Aim of the task =>
Repeat the material verbatim. Images are excluded from the copy.
--- --- ---
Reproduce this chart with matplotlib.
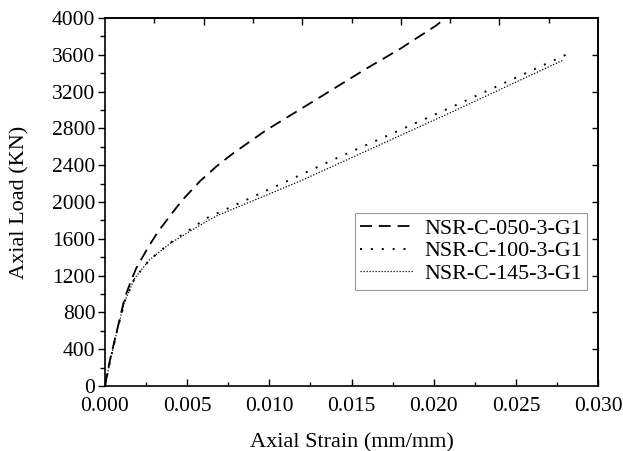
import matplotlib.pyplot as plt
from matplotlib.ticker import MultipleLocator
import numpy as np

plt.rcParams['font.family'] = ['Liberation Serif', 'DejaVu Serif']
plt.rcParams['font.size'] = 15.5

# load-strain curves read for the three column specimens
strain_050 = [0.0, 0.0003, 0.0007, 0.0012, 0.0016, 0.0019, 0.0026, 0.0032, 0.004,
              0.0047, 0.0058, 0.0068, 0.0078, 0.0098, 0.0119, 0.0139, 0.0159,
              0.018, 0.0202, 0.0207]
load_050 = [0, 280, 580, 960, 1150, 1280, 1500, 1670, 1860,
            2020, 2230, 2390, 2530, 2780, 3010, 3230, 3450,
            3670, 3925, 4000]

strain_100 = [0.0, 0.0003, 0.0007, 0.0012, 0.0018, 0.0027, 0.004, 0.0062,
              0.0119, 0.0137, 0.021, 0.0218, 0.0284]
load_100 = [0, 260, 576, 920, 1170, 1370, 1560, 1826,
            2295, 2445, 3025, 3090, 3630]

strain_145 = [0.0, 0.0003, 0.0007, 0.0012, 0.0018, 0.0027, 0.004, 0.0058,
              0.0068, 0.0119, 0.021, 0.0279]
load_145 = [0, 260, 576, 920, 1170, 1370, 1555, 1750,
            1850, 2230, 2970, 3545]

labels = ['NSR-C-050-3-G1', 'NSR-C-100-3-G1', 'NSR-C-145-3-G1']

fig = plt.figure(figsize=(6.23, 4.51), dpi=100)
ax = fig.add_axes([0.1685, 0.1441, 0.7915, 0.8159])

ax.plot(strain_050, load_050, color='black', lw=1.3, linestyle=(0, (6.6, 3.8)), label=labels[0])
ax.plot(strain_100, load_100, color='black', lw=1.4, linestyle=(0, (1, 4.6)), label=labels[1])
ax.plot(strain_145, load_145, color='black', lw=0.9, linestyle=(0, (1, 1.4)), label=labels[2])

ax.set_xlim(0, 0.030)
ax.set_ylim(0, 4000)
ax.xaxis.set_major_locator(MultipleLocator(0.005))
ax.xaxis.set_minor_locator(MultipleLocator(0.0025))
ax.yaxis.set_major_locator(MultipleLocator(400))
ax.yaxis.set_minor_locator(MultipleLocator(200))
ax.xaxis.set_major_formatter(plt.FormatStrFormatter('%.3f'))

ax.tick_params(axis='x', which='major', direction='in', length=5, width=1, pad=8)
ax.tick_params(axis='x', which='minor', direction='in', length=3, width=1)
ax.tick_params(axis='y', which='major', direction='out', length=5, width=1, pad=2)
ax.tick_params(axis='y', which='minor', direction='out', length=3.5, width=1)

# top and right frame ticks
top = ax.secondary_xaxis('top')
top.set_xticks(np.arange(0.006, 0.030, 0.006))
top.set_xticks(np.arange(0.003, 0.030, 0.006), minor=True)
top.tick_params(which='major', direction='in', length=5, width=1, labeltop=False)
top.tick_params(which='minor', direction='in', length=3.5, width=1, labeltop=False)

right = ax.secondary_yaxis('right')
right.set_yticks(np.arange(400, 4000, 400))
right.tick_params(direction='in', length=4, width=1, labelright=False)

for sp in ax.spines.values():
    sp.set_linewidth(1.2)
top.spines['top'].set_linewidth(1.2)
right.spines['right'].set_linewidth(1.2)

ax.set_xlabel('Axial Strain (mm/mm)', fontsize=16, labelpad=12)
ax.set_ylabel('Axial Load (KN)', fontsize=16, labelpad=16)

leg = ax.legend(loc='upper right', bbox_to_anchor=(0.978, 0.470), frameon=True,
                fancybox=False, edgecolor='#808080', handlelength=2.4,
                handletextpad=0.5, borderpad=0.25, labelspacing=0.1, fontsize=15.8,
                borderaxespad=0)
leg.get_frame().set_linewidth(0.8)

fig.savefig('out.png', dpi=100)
--- --- ---
In response =>
Reproduce this chart with matplotlib.
import matplotlib.pyplot as plt
from matplotlib.ticker import MultipleLocator
import numpy as np

plt.rcParams['font.family'] = ['Liberation Serif', 'DejaVu Serif']
plt.rcParams['font.size'] = 15.5

# load-strain curves read for the three column specimens
strain_050 = [0.0, 0.0003, 0.0007, 0.0012, 0.0016, 0.0019, 0.0026, 0.0032, 0.004,
              0.0047, 0.0058, 0.0068, 0.0078, 0.0098, 0.0119, 0.0139, 0.0159,
              0.018, 0.0202, 0.0207]
load_050 = [0, 280, 580, 960, 1150, 1280, 1500, 1670, 1860,
            2020, 2230, 2390, 2530, 2780, 3010, 3230, 3450,
            3670, 3925, 4000]

strain_100 = [0.0, 0.0003, 0.0007, 0.0012, 0.0018, 0.0027, 0.004, 0.0062,
              0.0119, 0.0137, 0.021, 0.0218, 0.0284]
load_100 = [0, 260, 576, 920, 1170, 1370, 1560, 1826,
            2295, 2445, 3025, 3090, 3630]

strain_145 = [0.0, 0.0003, 0.0007, 0.0012, 0.0018, 0.0027, 0.004, 0.0058,
              0.0068, 0.0119, 0.021, 0.0279]
load_145 = [0, 260, 576, 920, 1170, 1370, 1555, 1750,
            1850, 2230, 2970, 3545]

labels = ['NSR-C-050-3-G1', 'NSR-C-100-3-G1', 'NSR-C-145-3-G1']

fig = plt.figure(figsize=(6.23, 4.51), dpi=100)
ax = fig.add_axes([0.1685, 0.1441, 0.7915, 0.8159])

ax.plot(strain_050, load_050, color='black', lw=1.3, linestyle=(0, (6.6, 3.8)), label=labels[0])
ax.plot(strain_100, load_100, color='black', lw=1.4, linestyle=(0, (1, 4.6)), label=labels[1])
ax.plot(strain_145, load_145, color='black', lw=0.9, linestyle=(0, (1, 1.4)), label=labels[2])

ax.set_xlim(0, 0.030)
ax.set_ylim(0, 4000)
ax.xaxis.set_major_locator(MultipleLocator(0.005))
ax.xaxis.set_minor_locator(MultipleLocator(0.0025))
ax.yaxis.set_major_locator(MultipleLocator(400))
ax.yaxis.set_minor_locator(MultipleLocator(200))
ax.xaxis.set_major_formatter(plt.FormatStrFormatter('%.3f'))

ax.tick_params(axis='x', which='major', direction='in', length=5, width=1, pad=8)
ax.tick_params(axis='x', which='minor', direction='in', length=3, width=1)
ax.tick_params(axis='y', which='major', direction='out', length=5, width=1, pad=2)
ax.tick_params(axis='y', which='minor', direction='out', length=3.5, width=1)

# top and right frame ticks
top = ax.secondary_xaxis('top')
top.set_xticks(np.arange(0.006, 0.030, 0.006))
top.set_xticks(np.arange(0.003, 0.030, 0.006), minor=True)
top.tick_params(which='major', direction='in', length=5, width=1, labeltop=False)
top.tick_params(which='minor', direction='in', length=3.5, width=1, labeltop=False)

right = ax.secondary_yaxis('right')
right.set_yticks(np.arange(400, 4000, 400))
right.tick_params(direction='in', length=4, width=1, labelright=False)

for sp in ax.spines.values():
    sp.set_linewidth(1.2)
top.spines['top'].set_linewidth(1.2)
right.spines['right'].set_linewidth(1.2)

ax.set_xlabel('Axial Strain (mm/mm)', fontsize=16, labelpad=12)
ax.set_ylabel('Axial Load (KN)', fontsize=16, labelpad=16)

leg = ax.legend(loc='upper right', bbox_to_anchor=(0.978, 0.470), frameon=True,
                fancybox=False, edgecolor='#808080', handlelength=2.4,
                handletextpad=0.5, borderpad=0.25, labelspacing=0.1, fontsize=15.8,
                borderaxespad=0)
leg.get_frame().set_linewidth(0.8)

fig.savefig('out.png', dpi=100)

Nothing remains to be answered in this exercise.